Mal fumbled around in the bridge until he found the real world computer shunt that Rossck had set up for when they weren't in the simstim. He tapped at it, then whistled. "Okay," he said. "You've gotten more areospace fighters coming towards us than at the Battle of Gem. Good job, Venn. What's step two of the plan?"

"I'm improvising," I whispered.

"Goodie," Techne said.

It took an hour for the oncoming Hegemonic forces to match our orbit. The fighters were all escorting a single shuttle. The shuttle was nearly the same size as our corvette -- meaning it was packed enough a platoon of shocktroopers, or two if they had stripped down to subtech armor and guns. Which, considering I was a Liminal Knight, would make a huge amount of sense. But they didn't come close, not before the fighters carefully targeted our weapon blisters and slowly, carefully lasered them off at range with their com-lasers. The sounds that our hull made -- groaning and creaking -- as heat stress rippled through it made me wince.

Once we were toothless, save for our torpedo tubes (which they couldn't easily laser into bubbling slag), the shuttle approached.

"So, they're total fucking cowards, good to know," I said, trying to cover my nerves.

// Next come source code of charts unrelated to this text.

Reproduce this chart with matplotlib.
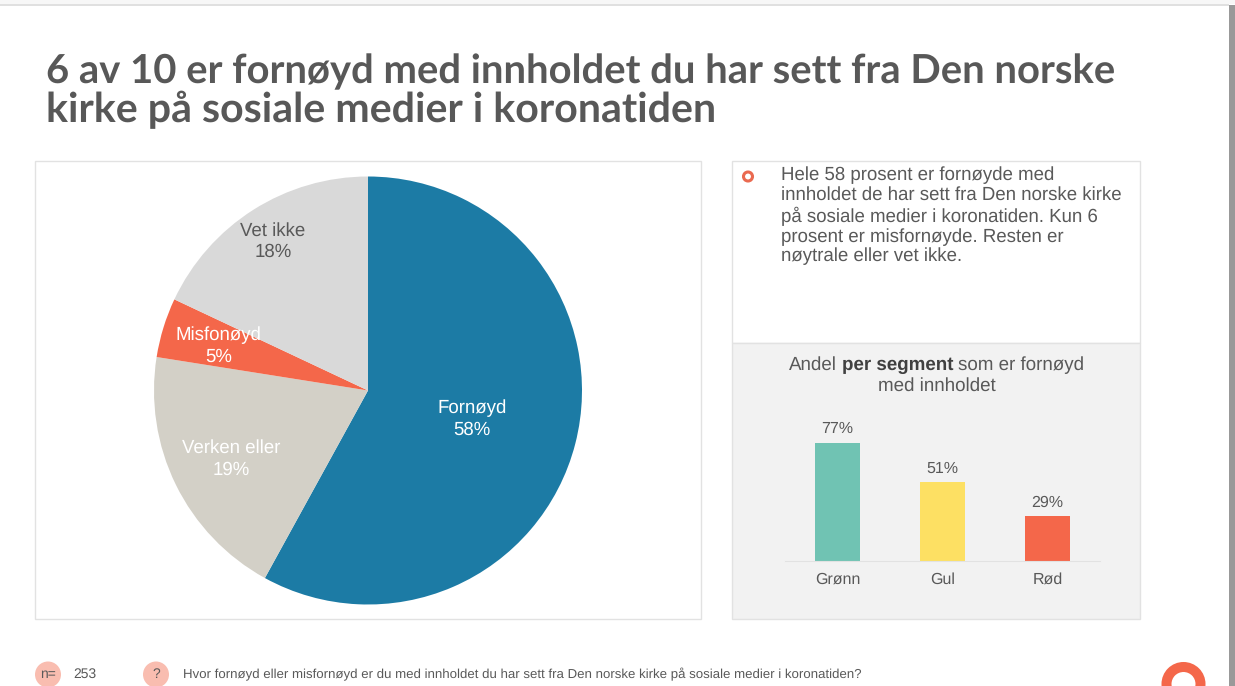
import matplotlib
matplotlib.use('Agg')
import matplotlib.pyplot as plt
from matplotlib.patches import Rectangle, Circle

W, H = 1235, 686

title_lines = ['6 av 10 er fornøyd med innholdet du har sett fra Den norske',
               'kirke på sosiale medier i koronatiden']
pie_labels = ['Fornøyd', 'Verken eller', 'Misfonøyd', 'Vet ikke']
pie_values = [58, 19.5, 4.5, 18]
pie_printed = ['58%', '19%', '5%', '18%']
pie_colors = ['#1c7ba5', '#d3d0c7', '#f4674a', '#d9d9d9']
pie_text = ['white', 'white', 'white', '#595959']

segments = ['Grønn', 'Gul', 'Rød']
segment_values = [77, 51, 29]
segment_colors = ['#70c3b3', '#fde063', '#f4674a']

body = ('Hele 58 prosent er fornøyde med\ninnholdet de har sett fra Den norske kirke\n'
        'på sosiale medier i koronatiden. Kun 6\nprosent er misfornøyde. Resten er\n'
        'nøytrale eller vet ikke.')
question = 'Hvor fornøyd eller misfornøyd er du med innholdet du har sett fra Den norske kirke på sosiale medier i koronatiden?'
n_resp = '253'

plt.rcParams['font.family'] = ['Liberation Sans', 'DejaVu Sans']
plt.rcParams['text.hinting'] = 'no_hinting'
grey = '#595959'


def axes_px(x0, y0, x1, y1):
  # pixel box (y from the top) to figure axes
  return fig.add_axes([x0 / W, 1 - y1 / H, (x1 - x0) / W, (y1 - y0) / H])


fig = plt.figure(figsize=(W / 100, H / 100), dpi=100)

# page, drawn in pixel coordinates
bg = axes_px(0, 0, W, H)
bg.set_xlim(0, W)
bg.set_ylim(H, 0)
bg.axis('off')
bg.add_patch(Rectangle((0, 0), W, 4, fc='#f7f7f7', ec='none'))
bg.add_patch(Rectangle((0, 4), 1229, 1.5, fc='#e0e0e0', ec='none'))
bg.add_patch(Rectangle((1229, 5), 6, H - 5, fc='#999999', ec='none'))
bg.add_patch(Rectangle((34.7, 160.7), 666, 458, fc='white', ec='#e2e2e2', lw=1))
bg.add_patch(Rectangle((731.7, 160.7), 408, 182, fc='white', ec='#e2e2e2', lw=1))
bg.add_patch(Rectangle((731.7, 342.7), 408, 276, fc='#f2f2f2', ec='#e2e2e2', lw=1))

# two sizes so both title lines keep the reference widths in this font
bg.text(46, 83, title_lines[0], fontsize=28.8, fontweight='bold', family='Lato', color='#585858',
        va='baseline', ha='left')
bg.text(46, 122, title_lines[1], fontsize=29.6, fontweight='bold', family='Lato', color='#585858',
        va='baseline', ha='left')

bg.add_patch(Circle((748, 176.5), 4.5, fc='white', ec='#ea6a50', lw=2.2))
bg.text(781, 216, body, fontsize=13.45, color=grey, va='center', ha='left', linespacing=1.155)

bg.text(789, 365, 'Andel', fontsize=13.5, color=grey, ha='left', va='center')
bg.text(842, 365, 'per segment', fontsize=13.5, color='#404040', fontweight='bold', ha='left', va='center')
bg.text(958, 365, 'som er fornøyd', fontsize=13.5, color=grey, ha='left', va='center')
bg.text(936.5, 386, 'med innholdet', fontsize=13.5, color=grey, ha='center', va='center')

# footer
bg.add_patch(Circle((48, 674.5), 13, fc='#f9bdb0', ec='none'))
bg.text(48, 674.5, 'n=', fontsize=10, color=grey, ha='center', va='center')
bg.text(73, 674.5, n_resp, fontsize=10, color=grey, ha='left', va='center')
bg.add_patch(Circle((156, 674.5), 13, fc='#f9bdb0', ec='none'))
bg.text(156, 674.5, '?', fontsize=10, color=grey, ha='center', va='center')
bg.text(183, 674.5, question, fontsize=9.55, color=grey, ha='left', va='center')
bg.add_patch(Circle((1183.5, 684), 17, fc='white', ec='#f4674a', lw=7.2))

# pie
R = 214
pie_ax = axes_px(368 - R, 390.5 - R, 368 + R, 390.5 + R)
wedges, _ = pie_ax.pie(pie_values, colors=pie_colors, startangle=90, counterclock=False, radius=1,
                       wedgeprops={'linewidth': 0})
pie_ax.set_xlim(-1, 1)
pie_ax.set_ylim(-1, 1)
label_pos = [(472, 419), (231, 459), (218.5, 346), (273, 241.5)]
for name, pct, col, (px, py) in zip(pie_labels, pie_printed, pie_text, label_pos):
  pie_ax.text((px - 368) / R, (390.5 - py) / R, f'{name}\n{pct}', color=col, fontsize=13.4,
              ha='center', va='center', linespacing=1.28)

# segment bars
bar_ax = axes_px(785, 407.5, 1100, 560.5)
bar_ax.patch.set_alpha(0)
bars = bar_ax.bar(segments, segment_values, color=segment_colors, width=0.43)
bar_ax.set_xlim(-0.5, 2.5)
bar_ax.set_ylim(0, 100)
bar_ax.bar_label(bars, labels=[f'{v}%' for v in segment_values], padding=4.5, fontsize=11.5, color=grey)
bar_ax.set_yticks([])
for side in ['top', 'left', 'right']:
  bar_ax.spines[side].set_visible(False)
bar_ax.spines['bottom'].set_color('#e2e2e2')
bar_ax.tick_params(axis='x', length=0, pad=8.5, labelsize=11.5, labelcolor=grey)

fig.savefig('out.png', dpi=100)
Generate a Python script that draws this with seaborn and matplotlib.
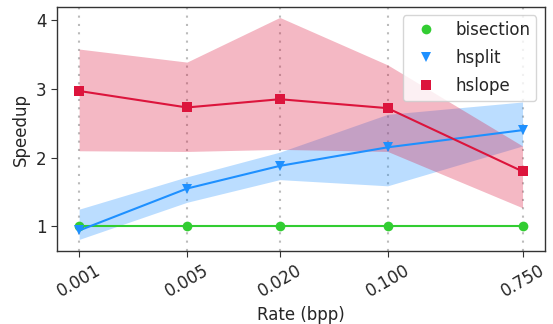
import matplotlib
matplotlib.use("Agg")
import matplotlib.pyplot as plt
import seaborn as sns
import pandas as pd
from matplotlib.ticker import FixedLocator, FixedFormatter, NullLocator
from matplotlib.lines import Line2D

# Compression rates (bits per pixel)
rates = [0.001, 0.005, 0.020, 0.100, 0.750]
rate_labels = ["0.001", "0.005", "0.020", "0.100", "0.750"]

# Mean speedup per method
bisection = [1.0, 1.0, 1.0, 1.0, 1.0]
hsplit = [0.94, 1.55, 1.88, 2.15, 2.40]
hslope = [2.97, 2.73, 2.85, 2.72, 1.80]

# Spread (lower / upper) per method
hsplit_low = [0.81, 1.35, 1.68, 1.59, 2.17]
hsplit_high = [1.25, 1.72, 2.08, 2.63, 2.81]
hslope_low = [2.10, 2.09, 2.12, 2.09, 1.27]
hslope_high = [3.58, 3.39, 4.04, 3.35, 2.17]

methods = ["bisection", "hsplit", "hslope"]
colors = {"bisection": "#32CD32", "hsplit": "#1E90FF", "hslope": "#DC143C"}
markers = {"bisection": "o", "hsplit": "v", "hslope": "s"}

df = pd.DataFrame({
    "rate": rates * 3,
    "speedup": bisection + hsplit + hslope,
    "method": ["bisection"] * 5 + ["hsplit"] * 5 + ["hslope"] * 5,
})

sns.set_style("ticks")
plt.rcParams["font.family"] = ["DejaVu Sans"]

fig = plt.figure(figsize=(5.53, 3.24), dpi=100)
ax = fig.add_axes([0.103, 0.225, 0.882, 0.753])
ax.set_xscale("log")

ax.fill_between(rates, hsplit_low, hsplit_high, color=colors["hsplit"], alpha=0.3, linewidth=0)
ax.fill_between(rates, hslope_low, hslope_high, color=colors["hslope"], alpha=0.3, linewidth=0)

sns.lineplot(data=df, x="rate", y="speedup", hue="method", style="method",
             palette=colors, markers=markers, dashes=False, markersize=7,
             markeredgewidth=0, linewidth=1.5, legend=False, ax=ax)

for r in rates:
    ax.axvline(r, color="#bbbbbb", linestyle=(0, (1, 3)), linewidth=1.5, zorder=0)

ax.xaxis.set_major_locator(FixedLocator(rates))
ax.xaxis.set_major_formatter(FixedFormatter(rate_labels))
ax.xaxis.set_minor_locator(NullLocator())
ax.set_yticks([1, 2, 3, 4])
ax.set_ylim(0.64, 4.19)
plt.setp(ax.get_xticklabels(), rotation=30, ha="center")
ax.tick_params(axis="both", labelsize=12, length=4, color="#333333")
for s in ax.spines.values():
    s.set_color("#333333")
    s.set_linewidth(1.0)

ax.set_xlabel("Rate (bpp)", fontsize=12)
ax.set_ylabel("Speedup", fontsize=12)

handles = [Line2D([], [], linestyle="none", marker=markers[m], color=colors[m],
                  markersize=7, markeredgewidth=0) for m in methods]
ax.legend(handles, methods, loc="upper right", fontsize=12, frameon=True,
          labelspacing=0.6, borderpad=0.35)

fig.savefig("out.png", dpi=100)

The clunk and groan and hiss of the airlocks connecting made my teeth ache. Techne and Rossck and Mal all hurried to stand between me and the airlock. I scowled and started to shove at them when the airlock door exploded inwards with a roar and a flash. My head reeled and my friends cried out in alarm -- and then, stepping through the smoke, came a heavy, digitigrade figure. A swirling cape caused the smoke to ripple and a glowing, whirring axe made of holographic light and suspended mono-molecular wire filled my gaze.